Did you guys see that they were able to light a match with a bullet?! I did not think it would!


----------



## p4v_singh (Dec 21, 2009)

would'nt the gun powder nside the bullet burn up?


----------



## NightKnight (Dec 16, 2009)

p4v_singh said:


> would'nt the gun powder nside the bullet burn up?


A fired bullet, as in from a gun.


----------



## p4v_singh (Dec 21, 2009)

ooooooh i dont think you could do that because the bullet has a smooth surface and matches require and rough suraface to be lit


----------



## Simon Van den Broeck (Jul 28, 2010)

i think i saw that and i think they actually even did it!


----------



## jskeen (Feb 7, 2011)

Actually, depending on what matches you are using, they don't all necessarily require friction to light. Some of the compounds used are actually percussion sensitive. So if you could hit it hard enough, without actually breaking it it would light without needing a rough surface sliding over it. Some are more so than others. But if you can find the old style strike anywhere matches with the white tips, you can break that tip off and smack it with a hammer, and usually get a pretty good pop out of it.


----------



## ZDP-189 (Mar 14, 2010)




----------



## Henry the Hermit (Jun 2, 2010)

When I was a kid, we used to fire kitchen matches from our BB guns because the pop we got when they hit something solid was lots of fun. Strike anywhere matches are getting hard to find.



jskeen said:


> Actually, depending on what matches you are using, they don't all necessarily require friction to light.

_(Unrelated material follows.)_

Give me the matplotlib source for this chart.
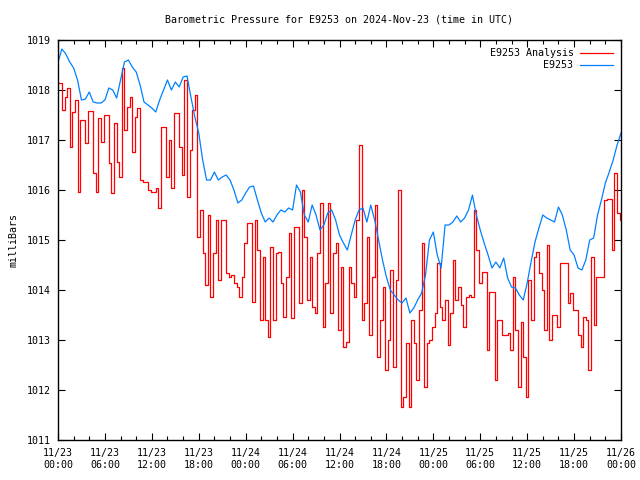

Some of the compounds used are actually percussion sensitive. So if you could hit it hard enough, without actually breaking it it would light without needing a rough surface sliding over it. Some are more so than others. But if you can find the old style strike anywhere matches with the white tips, you can break that tip off and smack it with a hammer, and usually get a pretty good pop out of it.


----------



## JoergS (Dec 17, 2009)

Good old swan vestas! They worked like a charm.


----------